Yarn geeks please note color and grist when comparing these two yarns. The color is darker, richer in the worsted sample, because the fibers are compressed, allowing light to reflect better. Grist fans, see how draft affects these yarns? The worsted yarn is finer, but heavier than the woolen drafted yarn, because it is denser. There is more fiber a measurement of the worsted yarn due to the compression of a worsted draft.

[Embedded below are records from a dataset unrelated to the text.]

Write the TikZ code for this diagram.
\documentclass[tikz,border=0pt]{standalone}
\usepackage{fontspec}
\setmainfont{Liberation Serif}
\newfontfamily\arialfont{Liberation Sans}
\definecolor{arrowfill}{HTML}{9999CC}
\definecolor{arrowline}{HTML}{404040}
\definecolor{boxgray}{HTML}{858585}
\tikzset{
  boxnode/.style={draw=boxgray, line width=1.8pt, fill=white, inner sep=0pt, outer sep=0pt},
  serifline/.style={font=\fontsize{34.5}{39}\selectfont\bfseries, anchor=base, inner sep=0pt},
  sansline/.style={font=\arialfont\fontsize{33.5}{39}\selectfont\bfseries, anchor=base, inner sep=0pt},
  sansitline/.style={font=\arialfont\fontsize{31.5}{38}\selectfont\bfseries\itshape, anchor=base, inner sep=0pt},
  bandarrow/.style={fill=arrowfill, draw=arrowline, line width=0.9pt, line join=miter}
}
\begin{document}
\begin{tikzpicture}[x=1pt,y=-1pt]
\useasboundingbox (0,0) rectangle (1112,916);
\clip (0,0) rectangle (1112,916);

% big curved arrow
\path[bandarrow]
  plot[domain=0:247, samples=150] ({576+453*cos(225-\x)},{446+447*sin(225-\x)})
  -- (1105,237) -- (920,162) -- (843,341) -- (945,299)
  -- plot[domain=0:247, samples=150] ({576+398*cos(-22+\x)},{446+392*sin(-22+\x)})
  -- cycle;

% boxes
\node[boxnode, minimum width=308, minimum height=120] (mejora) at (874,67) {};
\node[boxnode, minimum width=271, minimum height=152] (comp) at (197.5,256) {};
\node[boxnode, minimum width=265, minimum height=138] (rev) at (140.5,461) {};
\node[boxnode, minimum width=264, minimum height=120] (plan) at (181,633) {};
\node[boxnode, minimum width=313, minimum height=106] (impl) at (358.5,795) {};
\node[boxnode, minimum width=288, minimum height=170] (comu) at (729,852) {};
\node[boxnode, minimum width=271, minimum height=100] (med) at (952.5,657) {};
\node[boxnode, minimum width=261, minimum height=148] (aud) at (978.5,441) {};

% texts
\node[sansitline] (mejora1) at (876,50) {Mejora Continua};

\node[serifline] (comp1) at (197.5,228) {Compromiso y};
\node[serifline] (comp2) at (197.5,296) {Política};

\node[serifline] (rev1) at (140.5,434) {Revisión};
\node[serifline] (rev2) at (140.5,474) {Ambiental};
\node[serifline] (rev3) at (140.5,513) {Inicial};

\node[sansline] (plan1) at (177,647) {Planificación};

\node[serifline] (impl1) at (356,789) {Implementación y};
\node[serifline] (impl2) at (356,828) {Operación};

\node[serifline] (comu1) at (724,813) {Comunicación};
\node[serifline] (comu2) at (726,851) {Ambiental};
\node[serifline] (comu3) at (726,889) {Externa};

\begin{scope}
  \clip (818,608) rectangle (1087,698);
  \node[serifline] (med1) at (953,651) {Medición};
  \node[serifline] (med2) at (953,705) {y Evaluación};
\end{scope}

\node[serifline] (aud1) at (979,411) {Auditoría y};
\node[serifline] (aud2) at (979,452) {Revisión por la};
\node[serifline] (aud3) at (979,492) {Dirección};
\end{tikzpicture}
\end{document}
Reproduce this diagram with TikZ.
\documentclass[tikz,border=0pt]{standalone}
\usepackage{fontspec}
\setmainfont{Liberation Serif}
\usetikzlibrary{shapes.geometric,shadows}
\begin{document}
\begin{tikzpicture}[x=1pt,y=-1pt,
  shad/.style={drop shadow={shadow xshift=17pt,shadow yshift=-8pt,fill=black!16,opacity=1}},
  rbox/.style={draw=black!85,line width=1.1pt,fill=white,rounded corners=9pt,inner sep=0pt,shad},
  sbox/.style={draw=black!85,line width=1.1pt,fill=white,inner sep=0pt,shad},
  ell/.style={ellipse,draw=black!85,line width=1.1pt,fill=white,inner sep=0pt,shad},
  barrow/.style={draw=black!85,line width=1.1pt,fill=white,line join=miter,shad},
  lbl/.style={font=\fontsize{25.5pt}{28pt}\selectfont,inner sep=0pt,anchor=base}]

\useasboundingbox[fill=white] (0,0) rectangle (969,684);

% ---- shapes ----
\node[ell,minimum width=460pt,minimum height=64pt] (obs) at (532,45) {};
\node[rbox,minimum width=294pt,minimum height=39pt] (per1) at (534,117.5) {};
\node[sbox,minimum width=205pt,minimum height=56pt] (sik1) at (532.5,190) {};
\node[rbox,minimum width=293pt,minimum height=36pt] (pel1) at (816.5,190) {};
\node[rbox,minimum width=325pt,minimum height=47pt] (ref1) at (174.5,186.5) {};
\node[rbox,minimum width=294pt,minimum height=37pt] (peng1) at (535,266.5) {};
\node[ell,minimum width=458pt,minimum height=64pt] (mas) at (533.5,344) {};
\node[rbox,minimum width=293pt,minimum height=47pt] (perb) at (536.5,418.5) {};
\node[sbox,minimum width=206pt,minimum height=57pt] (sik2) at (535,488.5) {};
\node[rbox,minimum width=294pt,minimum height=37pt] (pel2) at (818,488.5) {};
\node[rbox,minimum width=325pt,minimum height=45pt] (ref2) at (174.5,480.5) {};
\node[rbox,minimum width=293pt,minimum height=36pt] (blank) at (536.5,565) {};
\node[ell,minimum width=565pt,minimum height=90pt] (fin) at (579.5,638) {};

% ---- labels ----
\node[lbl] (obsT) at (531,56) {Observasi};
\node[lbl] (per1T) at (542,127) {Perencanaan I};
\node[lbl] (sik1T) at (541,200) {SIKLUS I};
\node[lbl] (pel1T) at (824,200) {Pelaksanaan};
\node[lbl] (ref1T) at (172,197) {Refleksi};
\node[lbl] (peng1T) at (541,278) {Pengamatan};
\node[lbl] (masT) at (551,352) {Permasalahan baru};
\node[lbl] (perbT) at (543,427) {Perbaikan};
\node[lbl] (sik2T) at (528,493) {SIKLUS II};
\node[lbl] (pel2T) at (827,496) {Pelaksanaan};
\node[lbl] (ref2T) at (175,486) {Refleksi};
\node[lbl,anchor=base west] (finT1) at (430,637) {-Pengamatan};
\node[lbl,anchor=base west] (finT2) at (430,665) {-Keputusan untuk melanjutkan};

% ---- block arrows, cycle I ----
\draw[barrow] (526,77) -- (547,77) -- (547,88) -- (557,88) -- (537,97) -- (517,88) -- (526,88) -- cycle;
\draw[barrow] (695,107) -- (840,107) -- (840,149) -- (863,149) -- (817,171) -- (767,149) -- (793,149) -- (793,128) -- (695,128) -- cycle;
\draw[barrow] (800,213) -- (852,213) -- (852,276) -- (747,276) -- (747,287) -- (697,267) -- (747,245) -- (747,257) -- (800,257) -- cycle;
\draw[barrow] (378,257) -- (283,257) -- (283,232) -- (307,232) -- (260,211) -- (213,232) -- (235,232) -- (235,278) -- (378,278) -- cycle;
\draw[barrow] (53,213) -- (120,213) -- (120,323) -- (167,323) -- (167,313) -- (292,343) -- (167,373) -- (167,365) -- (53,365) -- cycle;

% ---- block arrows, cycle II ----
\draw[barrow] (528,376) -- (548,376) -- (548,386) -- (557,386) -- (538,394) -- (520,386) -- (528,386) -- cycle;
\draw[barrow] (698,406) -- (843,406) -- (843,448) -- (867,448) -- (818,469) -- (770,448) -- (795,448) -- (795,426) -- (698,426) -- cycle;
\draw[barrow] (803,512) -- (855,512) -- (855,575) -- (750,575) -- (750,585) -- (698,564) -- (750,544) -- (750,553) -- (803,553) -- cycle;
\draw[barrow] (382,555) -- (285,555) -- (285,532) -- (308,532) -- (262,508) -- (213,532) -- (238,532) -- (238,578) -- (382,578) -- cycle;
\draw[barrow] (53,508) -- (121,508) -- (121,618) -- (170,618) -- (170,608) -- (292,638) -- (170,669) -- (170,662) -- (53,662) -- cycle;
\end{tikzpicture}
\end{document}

2-ply woolen drafted top left, worsted drafted top, right
The 2-ply yarns are much more what I was thinking of when I dreamt of the yarn for this project. I added extra twist in the ply to add spring to these yarns. The extra twist didn’t make the yarns prickly. I wore swatches tucked behind my ear to test them. And yes, I almost left the house with one curled behind my ear, the folks at my grocery store are used to me draped in all kinds of fiber bits.
The woolen drafted yarn is springy and light. It has a WPI of 9-10, 775 YPP, and knits right on gauge. It would work great.
The worsted drafted yarn is very springy and had good stitch definition. It is 9-10 WPI, 525 YPP and knits a hair over 5 stitches to the inch. This is a firmer yarn than I usually like to knit with, but it would server the purpose well.
In the end the worsted drafted 2-ply yarn is my winner. It’s firmer than I’d like for say, a scarf, but the worsted draft makes it durable and the extra twists adds to the durability and the elasticity. It will stand up to my failing to unbutton it and just pulling it over my head, to daily wear and to not the kindest handling.
Taking the time to think through a use and intention and making a plan to match a yarn to a project isn’t as daunting as it may seem. Try it a few times and you may find that taking that little extra time results in yarn and projects that hit the mark more times than not.